### EXERCISE DETAILS
Copy the listing below in full and skip every picture.
========
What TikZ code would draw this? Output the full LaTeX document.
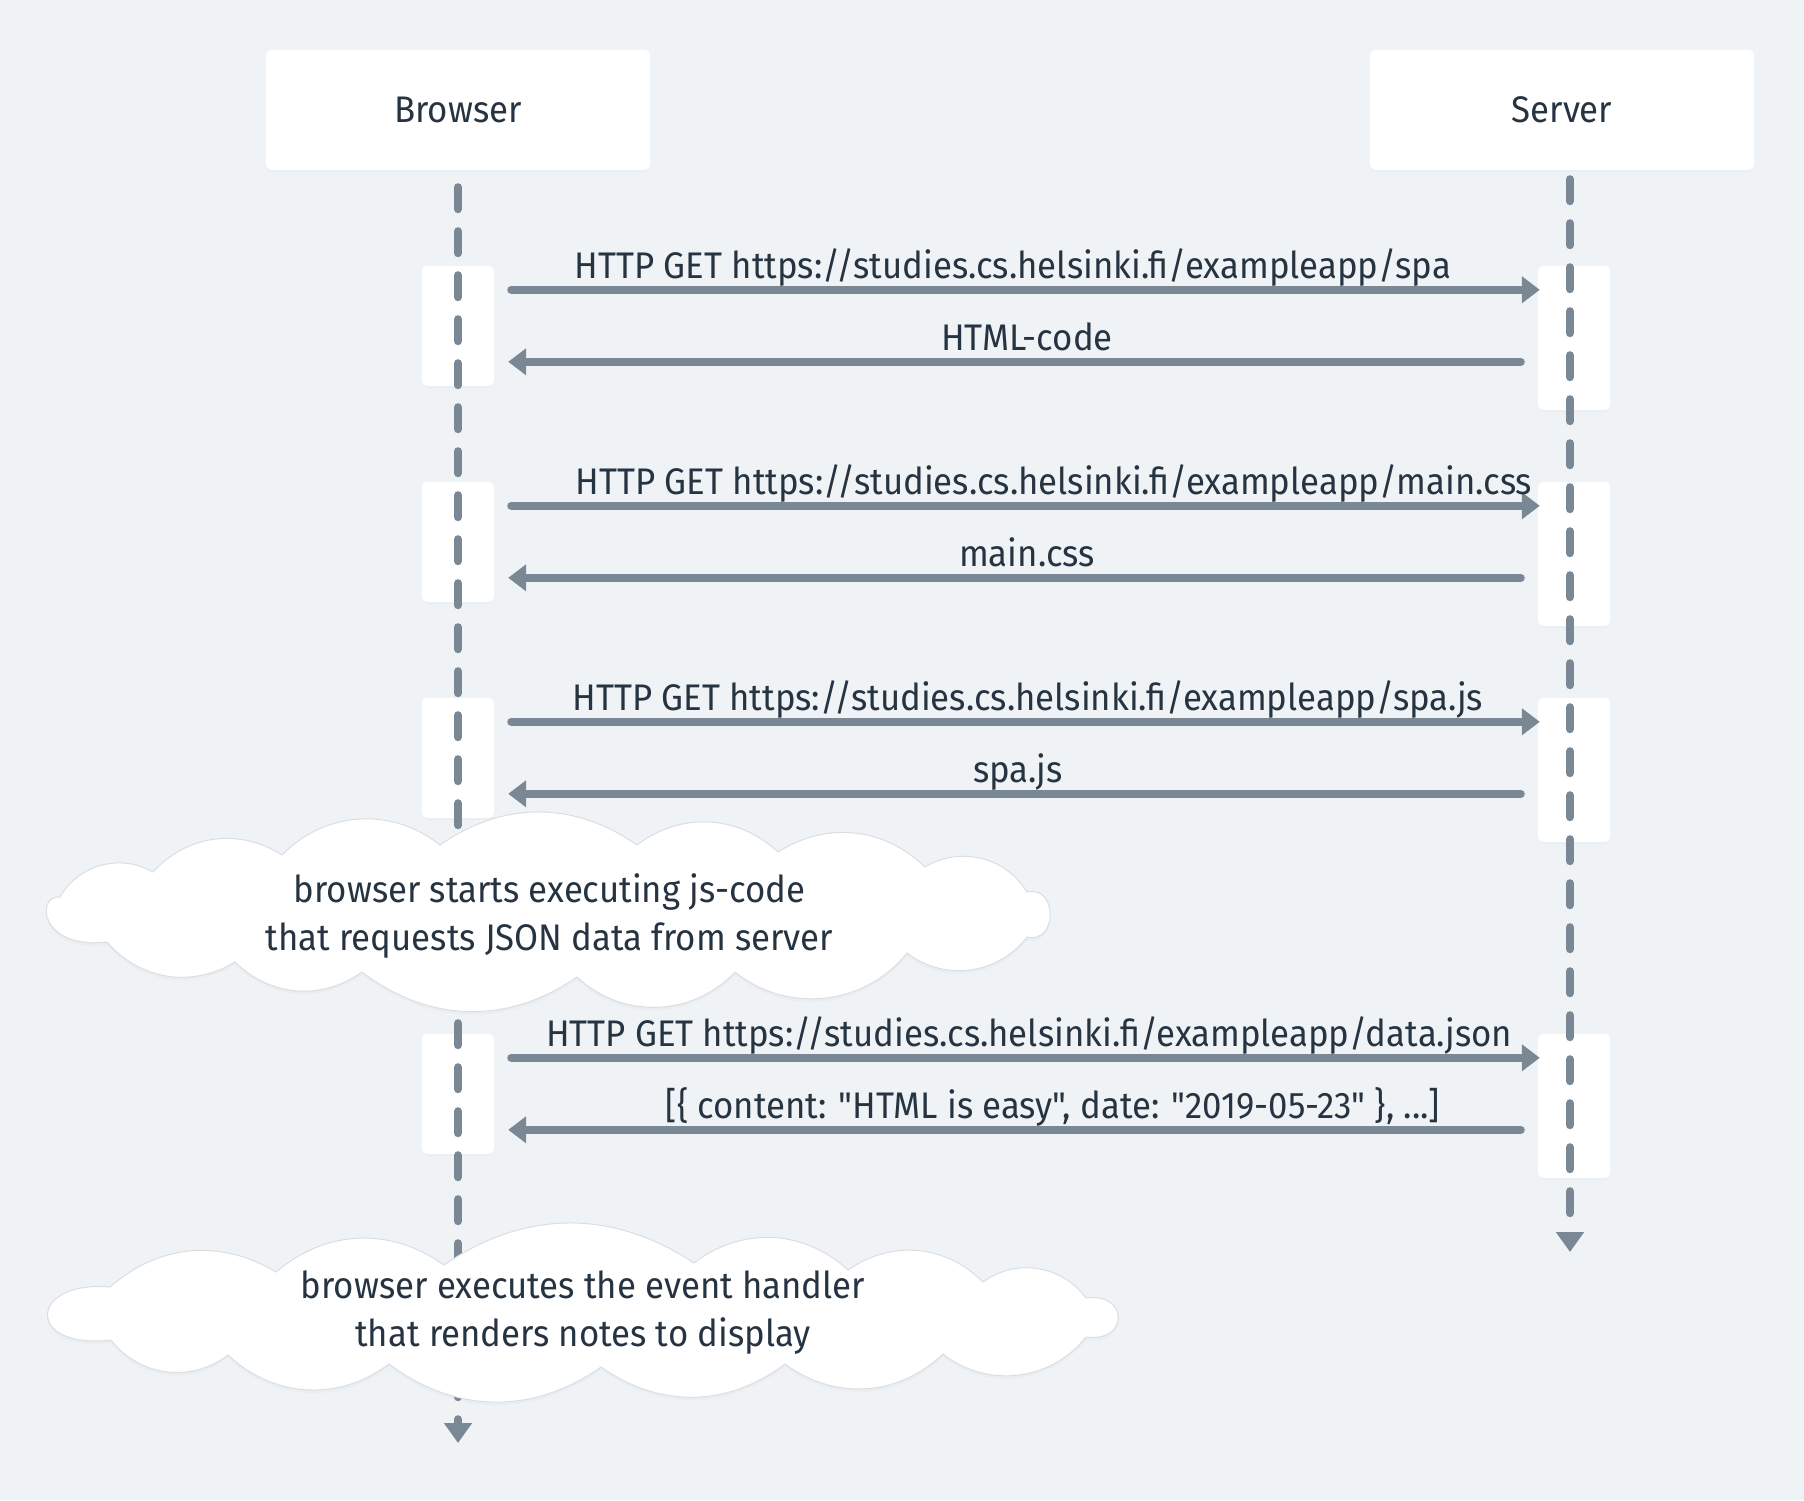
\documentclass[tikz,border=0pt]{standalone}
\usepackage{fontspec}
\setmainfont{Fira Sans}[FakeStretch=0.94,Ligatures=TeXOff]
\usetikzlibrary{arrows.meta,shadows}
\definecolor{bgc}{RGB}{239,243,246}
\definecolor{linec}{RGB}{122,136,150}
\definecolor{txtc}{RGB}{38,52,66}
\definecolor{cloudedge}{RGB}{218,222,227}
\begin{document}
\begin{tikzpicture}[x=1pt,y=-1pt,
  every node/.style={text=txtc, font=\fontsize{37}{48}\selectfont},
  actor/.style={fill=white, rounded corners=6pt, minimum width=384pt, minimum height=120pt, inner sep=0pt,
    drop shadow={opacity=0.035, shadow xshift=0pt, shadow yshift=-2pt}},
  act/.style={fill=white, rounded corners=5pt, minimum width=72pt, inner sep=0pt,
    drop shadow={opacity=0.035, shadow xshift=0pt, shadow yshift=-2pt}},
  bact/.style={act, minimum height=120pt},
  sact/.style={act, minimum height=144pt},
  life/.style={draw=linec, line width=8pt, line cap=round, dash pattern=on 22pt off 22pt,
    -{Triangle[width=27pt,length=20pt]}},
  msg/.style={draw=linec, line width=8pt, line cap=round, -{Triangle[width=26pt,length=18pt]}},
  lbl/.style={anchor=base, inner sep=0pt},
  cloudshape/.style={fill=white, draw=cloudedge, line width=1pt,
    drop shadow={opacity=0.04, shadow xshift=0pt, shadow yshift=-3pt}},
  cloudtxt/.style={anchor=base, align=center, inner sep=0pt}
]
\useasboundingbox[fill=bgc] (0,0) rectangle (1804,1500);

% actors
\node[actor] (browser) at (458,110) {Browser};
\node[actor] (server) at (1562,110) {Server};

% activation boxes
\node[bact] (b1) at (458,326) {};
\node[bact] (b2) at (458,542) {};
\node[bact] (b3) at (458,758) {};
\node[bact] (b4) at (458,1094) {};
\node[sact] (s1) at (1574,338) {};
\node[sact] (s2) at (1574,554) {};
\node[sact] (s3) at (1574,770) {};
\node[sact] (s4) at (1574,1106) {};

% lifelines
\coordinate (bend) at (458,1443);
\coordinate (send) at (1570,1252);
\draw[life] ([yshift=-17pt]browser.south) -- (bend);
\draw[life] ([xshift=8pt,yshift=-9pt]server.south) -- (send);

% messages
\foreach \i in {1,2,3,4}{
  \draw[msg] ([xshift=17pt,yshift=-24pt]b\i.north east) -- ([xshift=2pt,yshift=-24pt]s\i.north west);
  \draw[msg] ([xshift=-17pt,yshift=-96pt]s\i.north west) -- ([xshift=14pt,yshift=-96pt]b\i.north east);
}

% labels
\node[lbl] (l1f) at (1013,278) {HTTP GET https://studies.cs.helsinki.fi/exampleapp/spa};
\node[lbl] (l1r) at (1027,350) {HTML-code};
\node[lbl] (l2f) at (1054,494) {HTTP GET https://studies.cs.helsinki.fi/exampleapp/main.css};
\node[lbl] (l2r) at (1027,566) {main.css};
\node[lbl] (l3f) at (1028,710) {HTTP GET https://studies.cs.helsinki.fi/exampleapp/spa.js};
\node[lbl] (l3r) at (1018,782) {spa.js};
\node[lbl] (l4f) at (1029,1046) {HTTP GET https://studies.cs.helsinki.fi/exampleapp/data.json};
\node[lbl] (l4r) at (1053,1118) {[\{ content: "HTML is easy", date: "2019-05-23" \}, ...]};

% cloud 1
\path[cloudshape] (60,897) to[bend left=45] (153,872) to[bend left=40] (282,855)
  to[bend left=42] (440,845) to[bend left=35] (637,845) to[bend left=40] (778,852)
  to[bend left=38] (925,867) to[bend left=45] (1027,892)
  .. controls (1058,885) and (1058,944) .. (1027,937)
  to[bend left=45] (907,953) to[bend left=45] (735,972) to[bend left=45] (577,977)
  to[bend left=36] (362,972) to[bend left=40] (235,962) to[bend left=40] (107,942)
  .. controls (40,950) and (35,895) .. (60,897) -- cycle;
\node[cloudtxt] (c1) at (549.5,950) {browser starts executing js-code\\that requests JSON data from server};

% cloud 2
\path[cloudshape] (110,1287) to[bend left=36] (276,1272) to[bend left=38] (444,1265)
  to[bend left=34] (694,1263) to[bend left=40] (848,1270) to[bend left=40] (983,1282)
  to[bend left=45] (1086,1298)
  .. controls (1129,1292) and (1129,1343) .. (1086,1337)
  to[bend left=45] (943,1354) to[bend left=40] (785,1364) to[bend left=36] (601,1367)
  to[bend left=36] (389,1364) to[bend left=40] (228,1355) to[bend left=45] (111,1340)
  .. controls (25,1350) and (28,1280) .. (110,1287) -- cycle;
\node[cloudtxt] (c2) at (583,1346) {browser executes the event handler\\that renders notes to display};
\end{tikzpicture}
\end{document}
========
### RESPONSE
What TikZ code would draw this? Output the full LaTeX document.
\documentclass[tikz,border=0pt]{standalone}
\usepackage{fontspec}
\setmainfont{Fira Sans}[FakeStretch=0.94,Ligatures=TeXOff]
\usetikzlibrary{arrows.meta,shadows}
\definecolor{bgc}{RGB}{239,243,246}
\definecolor{linec}{RGB}{122,136,150}
\definecolor{txtc}{RGB}{38,52,66}
\definecolor{cloudedge}{RGB}{218,222,227}
\begin{document}
\begin{tikzpicture}[x=1pt,y=-1pt,
  every node/.style={text=txtc, font=\fontsize{37}{48}\selectfont},
  actor/.style={fill=white, rounded corners=6pt, minimum width=384pt, minimum height=120pt, inner sep=0pt,
    drop shadow={opacity=0.035, shadow xshift=0pt, shadow yshift=-2pt}},
  act/.style={fill=white, rounded corners=5pt, minimum width=72pt, inner sep=0pt,
    drop shadow={opacity=0.035, shadow xshift=0pt, shadow yshift=-2pt}},
  bact/.style={act, minimum height=120pt},
  sact/.style={act, minimum height=144pt},
  life/.style={draw=linec, line width=8pt, line cap=round, dash pattern=on 22pt off 22pt,
    -{Triangle[width=27pt,length=20pt]}},
  msg/.style={draw=linec, line width=8pt, line cap=round, -{Triangle[width=26pt,length=18pt]}},
  lbl/.style={anchor=base, inner sep=0pt},
  cloudshape/.style={fill=white, draw=cloudedge, line width=1pt,
    drop shadow={opacity=0.04, shadow xshift=0pt, shadow yshift=-3pt}},
  cloudtxt/.style={anchor=base, align=center, inner sep=0pt}
]
\useasboundingbox[fill=bgc] (0,0) rectangle (1804,1500);

% actors
\node[actor] (browser) at (458,110) {Browser};
\node[actor] (server) at (1562,110) {Server};

% activation boxes
\node[bact] (b1) at (458,326) {};
\node[bact] (b2) at (458,542) {};
\node[bact] (b3) at (458,758) {};
\node[bact] (b4) at (458,1094) {};
\node[sact] (s1) at (1574,338) {};
\node[sact] (s2) at (1574,554) {};
\node[sact] (s3) at (1574,770) {};
\node[sact] (s4) at (1574,1106) {};

% lifelines
\coordinate (bend) at (458,1443);
\coordinate (send) at (1570,1252);
\draw[life] ([yshift=-17pt]browser.south) -- (bend);
\draw[life] ([xshift=8pt,yshift=-9pt]server.south) -- (send);

% messages
\foreach \i in {1,2,3,4}{
  \draw[msg] ([xshift=17pt,yshift=-24pt]b\i.north east) -- ([xshift=2pt,yshift=-24pt]s\i.north west);
  \draw[msg] ([xshift=-17pt,yshift=-96pt]s\i.north west) -- ([xshift=14pt,yshift=-96pt]b\i.north east);
}

% labels
\node[lbl] (l1f) at (1013,278) {HTTP GET https://studies.cs.helsinki.fi/exampleapp/spa};
\node[lbl] (l1r) at (1027,350) {HTML-code};
\node[lbl] (l2f) at (1054,494) {HTTP GET https://studies.cs.helsinki.fi/exampleapp/main.css};
\node[lbl] (l2r) at (1027,566) {main.css};
\node[lbl] (l3f) at (1028,710) {HTTP GET https://studies.cs.helsinki.fi/exampleapp/spa.js};
\node[lbl] (l3r) at (1018,782) {spa.js};
\node[lbl] (l4f) at (1029,1046) {HTTP GET https://studies.cs.helsinki.fi/exampleapp/data.json};
\node[lbl] (l4r) at (1053,1118) {[\{ content: "HTML is easy", date: "2019-05-23" \}, ...]};

% cloud 1
\path[cloudshape] (60,897) to[bend left=45] (153,872) to[bend left=40] (282,855)
  to[bend left=42] (440,845) to[bend left=35] (637,845) to[bend left=40] (778,852)
  to[bend left=38] (925,867) to[bend left=45] (1027,892)
  .. controls (1058,885) and (1058,944) .. (1027,937)
  to[bend left=45] (907,953) to[bend left=45] (735,972) to[bend left=45] (577,977)
  to[bend left=36] (362,972) to[bend left=40] (235,962) to[bend left=40] (107,942)
  .. controls (40,950) and (35,895) .. (60,897) -- cycle;
\node[cloudtxt] (c1) at (549.5,950) {browser starts executing js-code\\that requests JSON data from server};

% cloud 2
\path[cloudshape] (110,1287) to[bend left=36] (276,1272) to[bend left=38] (444,1265)
  to[bend left=34] (694,1263) to[bend left=40] (848,1270) to[bend left=40] (983,1282)
  to[bend left=45] (1086,1298)
  .. controls (1129,1292) and (1129,1343) .. (1086,1337)
  to[bend left=45] (943,1354) to[bend left=40] (785,1364) to[bend left=36] (601,1367)
  to[bend left=36] (389,1364) to[bend left=40] (228,1355) to[bend left=45] (111,1340)
  .. controls (25,1350) and (28,1280) .. (110,1287) -- cycle;
\node[cloudtxt] (c2) at (583,1346) {browser executes the event handler\\that renders notes to display};
\end{tikzpicture}
\end{document}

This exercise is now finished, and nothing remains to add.